Par-delà l’anecdote de la fille qui s’offre et du garçon qui se refuse, le sujet central du Coup de Grâce est avant tout cette communauté d’espèce, cette solidarité de destin chez trois êtres soumis aux mêmes privations et aux mêmes dangers. Éric et Sophie surtout se ressemblent par leur intransigeance et leur goût passionné d’aller jusqu’au bout d’eux-mêmes. Les égarements de Sophie sont faits du besoin de se donner corps et âme bien plus que du désir d’être prise par quelqu’un ou de plaire à quelqu’un. L’attachement d’Éric à Conrad est plus qu’un comportement physique, ou même sentimental ; son choix correspond vraiment à un certain idéal d’austérité, à une chimère de camaraderie héroïque ; il fait partie d’une vue sur la vie ; son érotique même est un aspect de sa discipline. Quand Éric et Sophie se retrouvent à la fin du livre, j’ai essayé de montrer, à travers le peu de mots qu’il valait pour eux la peine d’échanger, cette intimité ou cette ressemblance plus forte que les conflits de la passion charnelle ou des allégeances politiques, plus forte même que les rancœurs du désir frustré ou de la vanité blessée, ce lien fraternel si serré qui les unit quoi qu’ils fassent et qui explique la profondeur même de leurs meurtrissures. Au point où ils en sont, il importe peu laquelle de ces deux personnes donne ou reçoit la mort. Peu importe même qu’ils se soient ou non haïs ou aimés.

Je sais que je m’inscris contre la mode si j’ajoute qu’une des raisons qui m’a fait choisir d’écrire Le Coup de Grâce est l’intrinsèque noblesse de ses personnages. Il faut s’entendre sur le sens de ce mot, qui signifie pour moi absence totale de calculs intéressés. Je n’ignore pas qu’il y a une sorte de dangereuse équivoque à parler de noblesse dans un livre dont les trois principaux personnages appartiennent à une caste privilégiée dont ils sont les derniers représentants. Nous savons trop que les deux notions de noblesse morale et d’aristocratie de classe ne se superposent pas toujours, tant s’en faut. On tomberait d’autre part dans le préjugé populaire actuel en refusant d’admettre que l’idéal de noblesse du sang, si factice qu’il soit, a parfois favorisé dans certaines natures le développement d’une indépendance ou d’une fierté, d’une fidélité ou d’un désintéressement qui, par définition, sont nobles. Cette essentielle dignité, que fort souvent la littérature contemporaine refuse par convention à ses personnages, est d’ailleurs si peu d’origine sociale qu’Éric, en dépit de ses préjugés, la concède à Grigori Loew et la dénie à l’habile Volkmar, qui est pourtant de son milieu et de son camp.
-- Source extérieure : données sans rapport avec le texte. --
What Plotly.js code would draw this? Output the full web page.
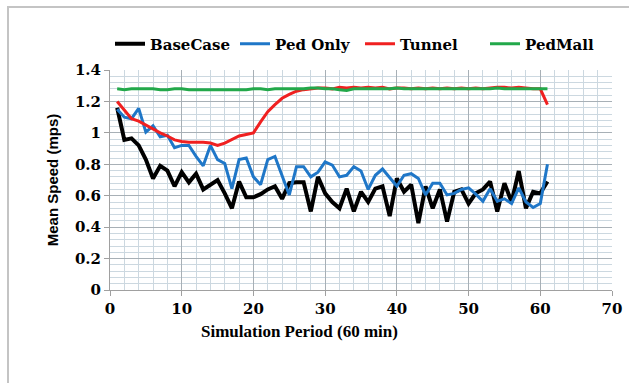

Avec le regret d’avoir ainsi à souligner ce qui devrait aller de soi, je crois devoir mentionner pour finir que Le Coup de Grâce n’a pour but d’exalter ou de discréditer aucun groupe ou aucune classe, aucun pays ou aucun parti. Le fait même que j’ai très délibérément donné à Éric von Lhomond un nom et des ancêtres français, peut-être pour pouvoir lui prêter cette âcre lucidité qui n’est pas spécialement une caractéristique germanique, s’oppose à l’interprétation qui consisterait à faire de ce personnage un portrait idéalisé, ou au contraire un portrait-charge, d’un certain type d’aristocrate ou d’officier allemand. C’est pour sa valeur de document humain (s’il en a), et non politique, que Le Coup de Grâce a été écrit, et c’est de cette façon qu’il doit être jugé.